◆ **Provided records**
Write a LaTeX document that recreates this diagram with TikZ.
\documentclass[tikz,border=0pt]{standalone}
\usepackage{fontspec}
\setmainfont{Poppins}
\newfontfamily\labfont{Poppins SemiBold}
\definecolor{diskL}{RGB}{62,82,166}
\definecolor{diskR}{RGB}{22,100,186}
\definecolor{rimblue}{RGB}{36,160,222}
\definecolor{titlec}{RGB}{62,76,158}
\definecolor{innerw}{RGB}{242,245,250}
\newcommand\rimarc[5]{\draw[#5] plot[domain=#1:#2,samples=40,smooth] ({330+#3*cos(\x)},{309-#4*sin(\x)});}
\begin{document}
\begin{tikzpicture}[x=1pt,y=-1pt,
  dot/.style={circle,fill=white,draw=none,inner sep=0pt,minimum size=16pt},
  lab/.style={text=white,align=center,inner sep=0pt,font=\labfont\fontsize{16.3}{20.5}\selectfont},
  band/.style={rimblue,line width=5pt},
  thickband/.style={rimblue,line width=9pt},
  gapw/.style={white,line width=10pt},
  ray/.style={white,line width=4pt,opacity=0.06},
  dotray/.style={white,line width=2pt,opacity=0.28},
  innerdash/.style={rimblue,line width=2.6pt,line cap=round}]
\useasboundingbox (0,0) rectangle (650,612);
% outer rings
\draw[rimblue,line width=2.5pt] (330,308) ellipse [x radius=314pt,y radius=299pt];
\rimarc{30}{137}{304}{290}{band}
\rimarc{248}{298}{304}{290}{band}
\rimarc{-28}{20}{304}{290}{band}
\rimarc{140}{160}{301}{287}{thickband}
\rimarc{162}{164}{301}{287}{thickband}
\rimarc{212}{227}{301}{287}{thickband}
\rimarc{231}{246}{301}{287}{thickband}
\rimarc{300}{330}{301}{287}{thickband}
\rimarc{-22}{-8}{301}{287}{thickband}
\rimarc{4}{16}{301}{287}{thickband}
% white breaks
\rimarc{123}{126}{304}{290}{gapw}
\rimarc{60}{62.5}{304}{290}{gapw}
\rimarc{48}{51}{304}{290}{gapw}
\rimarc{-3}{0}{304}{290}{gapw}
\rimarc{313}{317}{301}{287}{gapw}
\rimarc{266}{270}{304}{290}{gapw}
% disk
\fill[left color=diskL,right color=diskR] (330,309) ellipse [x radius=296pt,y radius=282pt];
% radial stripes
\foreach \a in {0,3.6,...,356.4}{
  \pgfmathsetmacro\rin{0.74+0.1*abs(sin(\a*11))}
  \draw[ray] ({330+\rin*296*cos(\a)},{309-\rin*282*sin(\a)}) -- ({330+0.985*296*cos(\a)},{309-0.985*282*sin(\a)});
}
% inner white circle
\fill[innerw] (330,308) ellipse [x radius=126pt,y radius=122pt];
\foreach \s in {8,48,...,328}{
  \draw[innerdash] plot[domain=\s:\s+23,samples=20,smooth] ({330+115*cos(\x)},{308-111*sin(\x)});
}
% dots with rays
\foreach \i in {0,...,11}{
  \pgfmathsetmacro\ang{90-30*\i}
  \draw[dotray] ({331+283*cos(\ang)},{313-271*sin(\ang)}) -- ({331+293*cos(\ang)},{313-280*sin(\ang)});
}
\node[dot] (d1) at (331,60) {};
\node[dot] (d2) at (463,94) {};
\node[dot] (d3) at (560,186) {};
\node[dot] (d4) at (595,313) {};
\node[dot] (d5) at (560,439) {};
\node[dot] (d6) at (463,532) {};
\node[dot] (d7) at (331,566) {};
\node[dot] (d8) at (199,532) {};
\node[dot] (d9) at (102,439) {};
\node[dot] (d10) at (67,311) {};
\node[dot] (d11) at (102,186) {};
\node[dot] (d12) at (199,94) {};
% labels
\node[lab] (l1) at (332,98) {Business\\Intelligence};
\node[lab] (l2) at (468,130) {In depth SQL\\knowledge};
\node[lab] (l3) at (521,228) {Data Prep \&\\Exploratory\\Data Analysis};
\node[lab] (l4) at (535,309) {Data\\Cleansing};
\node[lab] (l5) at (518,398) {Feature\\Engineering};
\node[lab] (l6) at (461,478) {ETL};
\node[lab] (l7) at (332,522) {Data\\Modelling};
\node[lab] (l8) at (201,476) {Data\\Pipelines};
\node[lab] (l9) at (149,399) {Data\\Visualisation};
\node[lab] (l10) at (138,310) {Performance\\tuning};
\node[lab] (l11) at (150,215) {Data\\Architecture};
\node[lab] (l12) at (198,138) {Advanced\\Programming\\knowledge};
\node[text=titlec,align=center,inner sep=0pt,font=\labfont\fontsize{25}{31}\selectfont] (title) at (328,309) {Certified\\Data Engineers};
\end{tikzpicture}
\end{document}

==

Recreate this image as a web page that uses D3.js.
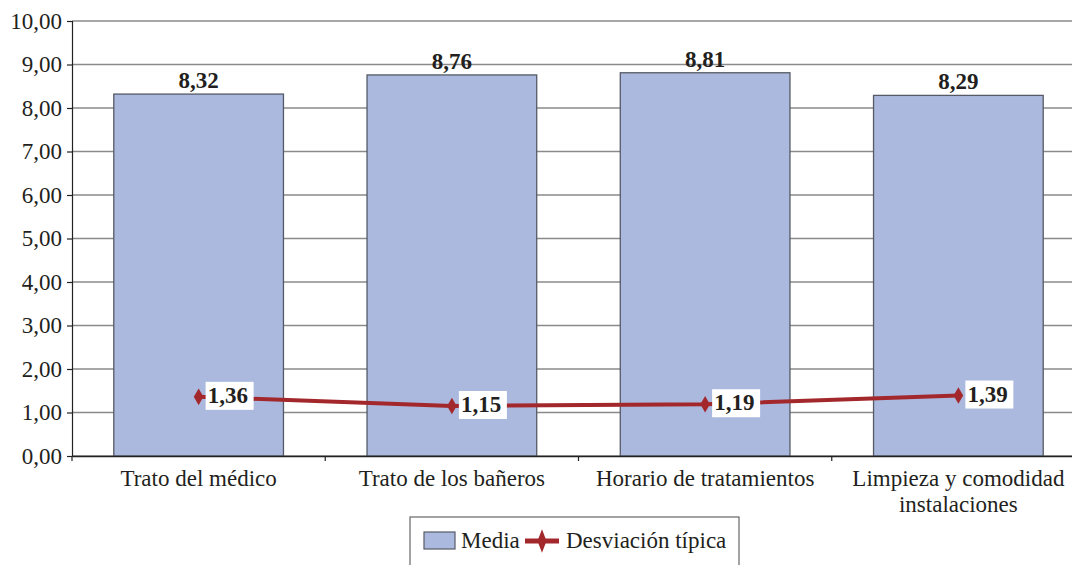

--

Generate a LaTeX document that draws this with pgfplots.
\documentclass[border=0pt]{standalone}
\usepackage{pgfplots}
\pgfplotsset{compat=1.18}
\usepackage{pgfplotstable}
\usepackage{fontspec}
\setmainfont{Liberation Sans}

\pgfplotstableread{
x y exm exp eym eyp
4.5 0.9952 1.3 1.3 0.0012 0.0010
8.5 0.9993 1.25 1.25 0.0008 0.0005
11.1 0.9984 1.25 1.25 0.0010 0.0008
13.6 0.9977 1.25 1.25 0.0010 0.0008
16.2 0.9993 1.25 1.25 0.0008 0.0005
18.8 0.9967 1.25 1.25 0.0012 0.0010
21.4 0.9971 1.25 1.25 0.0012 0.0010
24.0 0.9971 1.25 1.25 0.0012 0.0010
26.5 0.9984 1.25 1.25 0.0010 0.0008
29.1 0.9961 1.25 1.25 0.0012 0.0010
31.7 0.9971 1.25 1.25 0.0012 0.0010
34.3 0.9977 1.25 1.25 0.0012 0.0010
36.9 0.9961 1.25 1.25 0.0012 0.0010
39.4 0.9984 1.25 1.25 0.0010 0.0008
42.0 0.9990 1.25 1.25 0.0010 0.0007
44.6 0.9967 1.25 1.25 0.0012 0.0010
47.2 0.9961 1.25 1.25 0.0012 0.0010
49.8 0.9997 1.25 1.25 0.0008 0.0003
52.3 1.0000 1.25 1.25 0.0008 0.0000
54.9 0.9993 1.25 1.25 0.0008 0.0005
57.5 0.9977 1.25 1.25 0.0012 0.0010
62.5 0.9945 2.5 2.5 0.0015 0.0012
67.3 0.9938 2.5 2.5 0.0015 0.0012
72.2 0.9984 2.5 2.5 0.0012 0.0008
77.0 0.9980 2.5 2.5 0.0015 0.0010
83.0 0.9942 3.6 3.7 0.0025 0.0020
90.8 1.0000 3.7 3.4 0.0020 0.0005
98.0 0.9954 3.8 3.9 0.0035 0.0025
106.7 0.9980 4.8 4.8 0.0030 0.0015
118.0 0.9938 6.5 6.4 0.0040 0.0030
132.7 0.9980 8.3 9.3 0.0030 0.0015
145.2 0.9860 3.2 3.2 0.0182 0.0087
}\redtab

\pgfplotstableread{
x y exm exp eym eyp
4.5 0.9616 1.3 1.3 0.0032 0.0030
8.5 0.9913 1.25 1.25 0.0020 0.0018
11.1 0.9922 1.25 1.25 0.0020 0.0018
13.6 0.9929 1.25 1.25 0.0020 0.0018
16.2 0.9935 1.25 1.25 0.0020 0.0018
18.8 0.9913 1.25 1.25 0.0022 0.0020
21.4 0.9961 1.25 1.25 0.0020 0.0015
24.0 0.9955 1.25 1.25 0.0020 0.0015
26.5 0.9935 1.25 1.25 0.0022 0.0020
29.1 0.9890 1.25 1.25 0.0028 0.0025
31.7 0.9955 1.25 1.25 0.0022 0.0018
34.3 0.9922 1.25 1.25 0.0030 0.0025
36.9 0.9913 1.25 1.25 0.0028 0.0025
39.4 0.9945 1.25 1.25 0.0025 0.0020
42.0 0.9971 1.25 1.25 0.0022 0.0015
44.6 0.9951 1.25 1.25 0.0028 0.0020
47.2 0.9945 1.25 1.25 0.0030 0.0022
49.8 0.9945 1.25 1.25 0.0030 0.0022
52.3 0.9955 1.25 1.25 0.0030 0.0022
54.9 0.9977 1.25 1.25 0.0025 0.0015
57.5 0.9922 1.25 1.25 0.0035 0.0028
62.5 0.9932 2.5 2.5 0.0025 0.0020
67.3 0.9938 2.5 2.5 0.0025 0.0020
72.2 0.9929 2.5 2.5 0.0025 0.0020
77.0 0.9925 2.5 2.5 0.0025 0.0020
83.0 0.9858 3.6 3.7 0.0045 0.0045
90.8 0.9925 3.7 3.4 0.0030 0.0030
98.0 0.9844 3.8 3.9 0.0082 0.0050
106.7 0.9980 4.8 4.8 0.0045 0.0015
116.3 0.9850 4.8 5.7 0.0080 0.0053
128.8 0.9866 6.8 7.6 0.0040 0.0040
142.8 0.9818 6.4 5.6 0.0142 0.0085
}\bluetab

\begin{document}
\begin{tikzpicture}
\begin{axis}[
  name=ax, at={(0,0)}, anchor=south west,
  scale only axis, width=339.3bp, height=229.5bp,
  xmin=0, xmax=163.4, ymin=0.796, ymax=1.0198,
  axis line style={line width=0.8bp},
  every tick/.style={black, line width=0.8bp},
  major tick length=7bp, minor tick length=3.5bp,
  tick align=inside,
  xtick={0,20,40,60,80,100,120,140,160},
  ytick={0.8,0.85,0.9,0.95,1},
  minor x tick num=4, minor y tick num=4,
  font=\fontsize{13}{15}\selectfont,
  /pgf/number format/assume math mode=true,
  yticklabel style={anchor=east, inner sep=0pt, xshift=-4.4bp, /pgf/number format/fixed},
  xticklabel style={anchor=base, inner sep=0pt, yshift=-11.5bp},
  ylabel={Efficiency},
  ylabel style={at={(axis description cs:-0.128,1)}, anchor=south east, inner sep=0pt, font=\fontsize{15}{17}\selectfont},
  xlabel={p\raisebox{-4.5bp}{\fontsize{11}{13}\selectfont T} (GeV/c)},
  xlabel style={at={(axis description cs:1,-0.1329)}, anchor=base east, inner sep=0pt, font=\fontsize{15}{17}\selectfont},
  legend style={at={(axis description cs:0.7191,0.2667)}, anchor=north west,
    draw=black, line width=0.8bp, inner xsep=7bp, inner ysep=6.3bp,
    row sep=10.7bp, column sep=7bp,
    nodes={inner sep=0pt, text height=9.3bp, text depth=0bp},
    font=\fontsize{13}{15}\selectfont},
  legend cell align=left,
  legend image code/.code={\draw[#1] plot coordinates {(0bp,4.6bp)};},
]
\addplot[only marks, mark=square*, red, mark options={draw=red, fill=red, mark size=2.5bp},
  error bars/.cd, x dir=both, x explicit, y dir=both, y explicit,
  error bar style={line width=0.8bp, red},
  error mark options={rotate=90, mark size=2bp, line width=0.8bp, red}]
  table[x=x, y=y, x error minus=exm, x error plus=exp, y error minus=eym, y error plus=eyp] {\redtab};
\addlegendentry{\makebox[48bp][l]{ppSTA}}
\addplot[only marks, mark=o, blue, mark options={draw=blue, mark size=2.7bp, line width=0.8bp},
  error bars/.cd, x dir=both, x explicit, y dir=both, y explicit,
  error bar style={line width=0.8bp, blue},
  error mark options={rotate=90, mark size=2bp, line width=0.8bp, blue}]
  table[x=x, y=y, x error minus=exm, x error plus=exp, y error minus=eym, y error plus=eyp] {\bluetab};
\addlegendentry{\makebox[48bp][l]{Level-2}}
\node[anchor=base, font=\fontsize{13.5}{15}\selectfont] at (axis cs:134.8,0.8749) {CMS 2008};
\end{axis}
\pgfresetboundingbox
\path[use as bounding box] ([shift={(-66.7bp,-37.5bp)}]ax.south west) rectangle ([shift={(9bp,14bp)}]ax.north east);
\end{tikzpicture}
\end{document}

◆ **Task to carry out**
In the records above, find each line with the word "image" and copy it.

◆ **Exercise output**
Recreate this image as a web page that uses D3.js.
  legend image code/.code={\draw[#1] plot coordinates {(0bp,4.6bp)};},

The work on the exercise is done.